Listed entries:
________________

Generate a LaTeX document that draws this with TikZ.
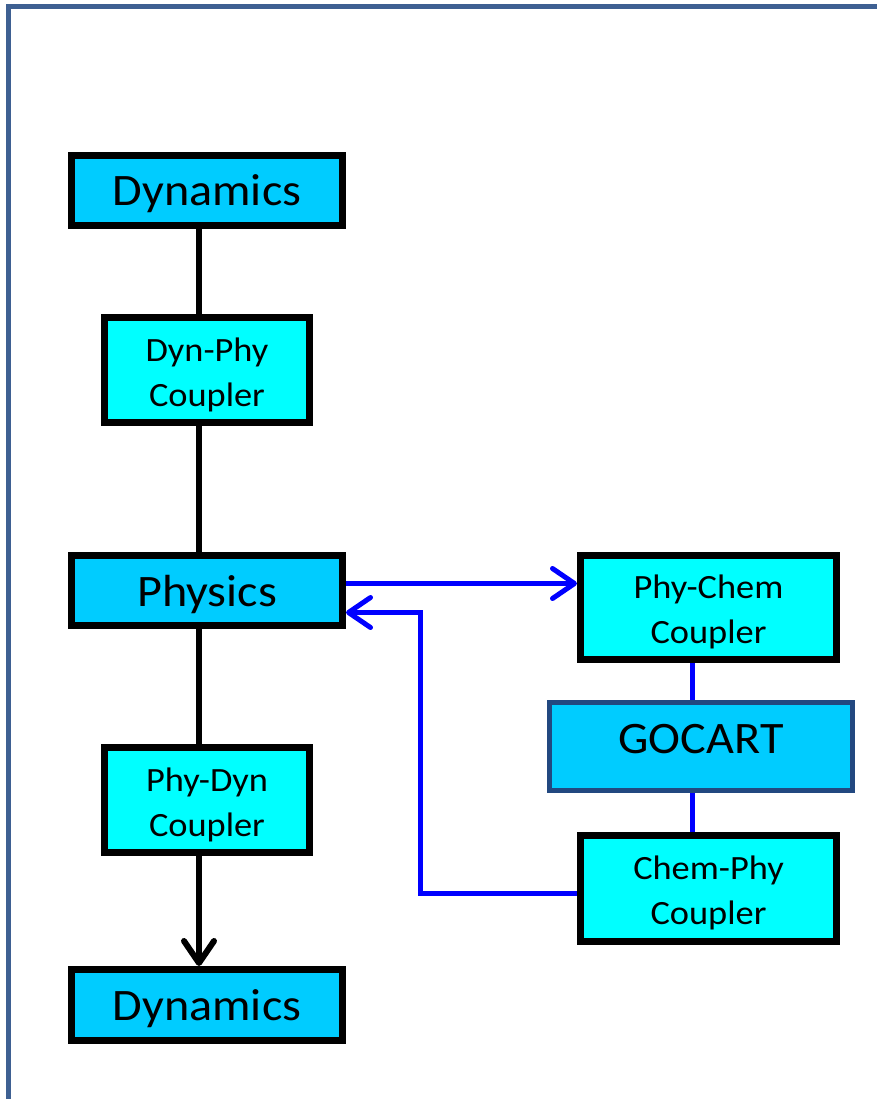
\documentclass[tikz,border=0pt]{standalone}
\usepackage{fontspec}
\setmainfont{Carlito}[FakeStretch=1.07]
\usetikzlibrary{arrows.meta}
\definecolor{deepsky}{RGB}{0,204,255}
\definecolor{lightcyan}{RGB}{0,255,255}
\definecolor{framecol}{RGB}{62,96,146}
\definecolor{gocartline}{RGB}{34,72,128}
\newcommand{\cpad}{\rule{0pt}{33pt}}
\tikzset{
  bigbox/.style={draw=black,line width=7pt,fill=deepsky,inner sep=0pt,
    minimum width=271pt,minimum height=70pt,text height=40pt,text depth=9pt,
    font=\fontsize{45}{50}\selectfont},
  couplerbox/.style={draw=black,line width=7pt,fill=lightcyan,inner sep=0pt,
    align=center,font=\fontsize{34}{45}\selectfont},
  blackline/.style={line width=6pt},
  blueline/.style={blue,line width=5pt},
  barb/.style={-{Straight Barb[length=22pt,width=30pt,round]}}
}
\begin{document}
\begin{tikzpicture}[x=1pt,y=1pt]
  \useasboundingbox (0,0) rectangle (876,-1099);
  % frame
  \draw[framecol,line width=4.5pt] (8.5,-1110) |- (890,-6.5);
  % left column
  \node[bigbox] (dyn1) at (207,-190.5) {Dynamics};
  \node[couplerbox,minimum width=205pt,minimum height=105pt] (dp) at (207,-370)
  {\cpad Dyn-Phy\\Coupler};
  \node[bigbox] (phys) at (207,-590.5) {Physics};
  \node[couplerbox,minimum width=205pt,minimum height=105pt] (pd) at (207,-800)
  {\cpad Phy-Dyn\\Coupler};
  \node[bigbox,minimum height=71pt] (dyn2) at (207,-1005) {Dynamics};
  % right column
  \node[couplerbox,minimum width=256pt,minimum height=104pt] (pc) at (708.5,-607.5)
  {\cpad Phy-Chem\\Coupler};
  \node[draw=gocartline,line width=5pt,fill=deepsky,inner sep=0pt,minimum width=303pt,
  minimum height=88pt,text height=29pt,text depth=16pt,
  font=\fontsize{45}{50}\selectfont] (gocart) at (701,-746.5) {GOCART};
  \node[couplerbox,minimum width=256pt,minimum height=106pt] (cp) at (708.5,-888.5)
  {\cpad Chem-Phy\\Coupler};
  % black connectors
  \draw[blackline] ([xshift=-8pt]dyn1.south) -- ([xshift=-8pt]dp.north);
  \draw[blackline] ([xshift=-8pt]dp.south) -- ([xshift=-8pt]phys.north);
  \draw[blackline] ([xshift=-8pt]phys.south) -- ([xshift=-8pt]pd.north);
  \draw[blackline,barb] ([xshift=-8pt]pd.south) -- ([xshift=-8pt]dyn2.north);
  % blue connectors
  \draw[blueline,barb] ([yshift=7pt]phys.east) -- ([yshift=7pt]phys.east -| pc.west);
  \draw[blueline,barb] ([yshift=-4.5pt]cp.west) -- ++(-157,0)
  |- ([yshift=-22pt]phys.east);
  \draw[blueline] ([xshift=-16pt]pc.south) -- ([xshift=-16pt]pc.south |- gocart.north);
  \draw[blueline] ([xshift=-16pt]cp.north) -- ([xshift=-16pt]cp.north |- gocart.south);
\end{tikzpicture}
\end{document}
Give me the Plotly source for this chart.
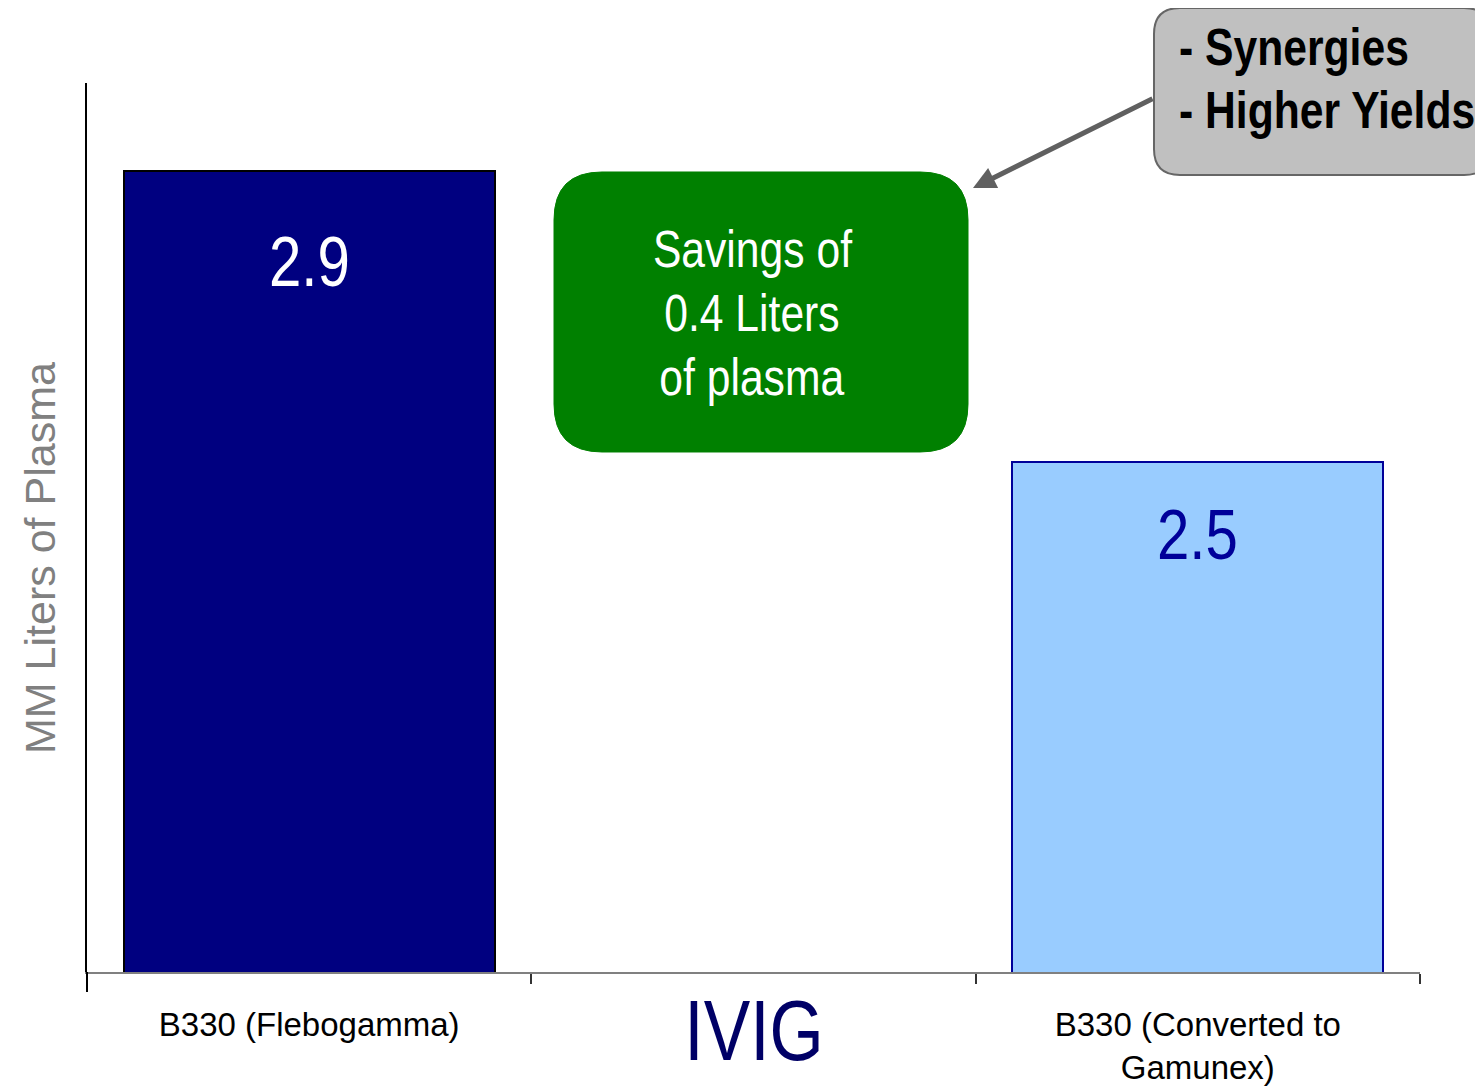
import plotly.graph_objects as go

# ---- data ----
categories = ["B330 (Flebogamma)", "IVIG", "B330 (Converted to Gamunex)"]
tick_labels = ["B330 (Flebogamma)", "", "B330 (Converted to<br>Gamunex)"]
values = [2.9, None, 2.5]
value_labels = ["2.9", "", "2.5"]
group_label = "IVIG"
y_title = "MM Liters of Plasma"
callout_lines = ["Savings of", "0.4 Liters", "of plasma"]
note_lines = ["- Synergies", "- Higher Yields"]

# ---- layout geometry (pixels, as seen in the reference) ----
OFF = 8  # default body margin of the html page
W, H = 1483 - OFF, 1088 - OFF
PL, PR, PT, PB = 87, 1420, 83, 972
PW, PH = PR - PL, PB - PT

NARROW = "Liberation Sans Narrow, Liberation Sans, Arial, sans-serif"
ARIAL = "Liberation Sans, Arial, sans-serif"


def xp(x):
    return (x - PL) / PW


def yp(y):
    return (PB - y) / PH


def rrect(x0, y0, x1, y1, r):
    def P(x, y):
        return f"{xp(x):.5f},{yp(y):.5f}"
    return (f"M {P(x0 + r, y0)} L {P(x1 - r, y0)} Q {P(x1, y0)} {P(x1, y0 + r)} "
            f"L {P(x1, y1 - r)} Q {P(x1, y1)} {P(x1 - r, y1)} "
            f"L {P(x0 + r, y1)} Q {P(x0, y1)} {P(x0, y1 - r)} "
            f"L {P(x0, y0 + r)} Q {P(x0, y0)} {P(x0 + r, y0)} Z")


bar_fill = ["#000080", "#000080", "#99CCFF"]
bar_line = ["#000000", "#000000", "#000099"]

fig = go.Figure()
fig.add_trace(go.Bar(
    x=categories, y=values, width=0.835,
    marker=dict(color=bar_fill, line=dict(color=bar_line, width=2)),
    hoverinfo="skip", showlegend=False,
))

annotations = []
label_colors = ["#FFFFFF", "#FFFFFF", "#000099"]
label_shift = [-90, 0, -72]
for c, v, t, col, sh in zip(categories, values, value_labels, label_colors, label_shift):
    if v is None:
        continue
    annotations.append(dict(x=c, y=v, xref="x", yref="y", text=t, showarrow=False,
                            yanchor="middle", yshift=sh,
                            font=dict(family=NARROW, size=71, color=col)))

# IVIG group label
annotations.append(dict(x=group_label, y=yp(1030), xref="x", yref="paper", text=group_label,
                        showarrow=False, yanchor="middle",
                        font=dict(family=NARROW, size=85, color="#000066")))

# y-axis title
annotations.append(dict(x=xp(40), y=yp(558), xref="paper", yref="paper", text=y_title,
                        textangle=-90, showarrow=False, xanchor="center", yanchor="middle",
                        font=dict(family=ARIAL, size=43, color="#808080")))

# green callout text
for i, line in enumerate(callout_lines):
    annotations.append(dict(x=xp(752), y=yp(249 + 64 * i), xref="paper", yref="paper",
                            text=line, showarrow=False, xanchor="center", yanchor="middle",
                            font=dict(family=NARROW, size=52, color="#FFFFFF")))

# gray note text
for i, line in enumerate(note_lines):
    annotations.append(dict(x=xp(1177), y=yp(47 + 63 * i), xref="paper", yref="paper",
                            text=f"<b>{line}</b>", showarrow=False, xanchor="left", yanchor="middle",
                            font=dict(family=NARROW, size=52, color="#000000")))

# arrow
annotations.append(dict(x=xp(973), y=yp(188), xref="paper", yref="paper", text="",
                        showarrow=True, ax=1154 - 973, ay=98 - 188, axref="pixel", ayref="pixel",
                        arrowhead=2, arrowsize=0.9, arrowwidth=5, arrowcolor="#606060"))

shapes = [
    dict(type="path", xref="paper", yref="paper", path=rrect(554, 172, 968, 452, 48),
         fillcolor="#008000", line=dict(color="#008000", width=1), layer="above"),
    dict(type="path", xref="paper", yref="paper", path=rrect(1154, 8, 1490, 175, 26),
         fillcolor="#C0C0C0", line=dict(color="#666666", width=2), layer="above"),
    dict(type="line", xref="paper", yref="paper", x0=0, x1=0, y0=0, y1=yp(992),
         line=dict(color="#000000", width=2)),
]

fig.update_layout(
    width=W, height=H,
    margin=dict(l=PL - OFF, r=W - (PR - OFF), t=PT - OFF, b=H - (PB - OFF), autoexpand=False),
    paper_bgcolor="white", plot_bgcolor="white",
    bargap=0, showlegend=False,
    annotations=annotations, shapes=shapes,
    xaxis=dict(type="category", categoryorder="array", categoryarray=categories,
               tickvals=categories, ticktext=tick_labels, automargin=False,
               tickson="boundaries", ticks="outside", ticklen=10, tickwidth=1.5,
               tickcolor="#333333", showline=True, linecolor="#808080", linewidth=2,
               showgrid=False, zeroline=False, ticklabelstandoff=22,
               tickfont=dict(family=ARIAL, size=33, color="#000000"),
               range=[-0.5, 2.5]),
    yaxis=dict(range=[1.8, 3.021], showline=True, linecolor="#000000", linewidth=2,
               automargin=False,
               showticklabels=False, ticks="", showgrid=False, zeroline=False),
)

# No narrow font is installed: compress texts that ask for the narrow family
# horizontally (Arial Narrow is ~82% of Arial's width), keeping them as real text.
post_js = """
(function(){
  var gd = document.getElementById('{plot_id}');
  function narrow(){
    gd.querySelectorAll('text').forEach(function(el){
      var ff = el.style.fontFamily || '';
      if (ff.indexOf('Narrow') < 0 || el.getAttribute('data-narrowed')) return;
      var bb = el.getBBox();
      var xa = 'center';
      var g = el.closest('g.annotation');
      if (g && gd._fullLayout && gd._fullLayout.annotations) {
        var a = gd._fullLayout.annotations[+g.getAttribute('data-index')];
        if (a && a.xanchor) xa = a.xanchor;
      }
      var cx = xa === 'left' ? bb.x : (xa === 'right' ? bb.x + bb.width : bb.x + bb.width / 2);
      var t = el.getAttribute('transform') || '';
      el.setAttribute('transform', t + ' translate(' + cx + ',0) scale(0.82,1) translate(' + (-cx) + ',0)');
      el.setAttribute('data-narrowed', '1');
    });
  }
  narrow();
  if (gd.on) gd.on('plotly_afterplot', narrow);
})();
"""

fig.write_html("out.html", post_script=post_js)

________________

Pictures excluded, give again exactly and only the lines of the material above from the line with "Give me the Plotly source for this chart." through the line with "import plotly.graph_objects as go".

Give me the Plotly source for this chart.
import plotly.graph_objects as go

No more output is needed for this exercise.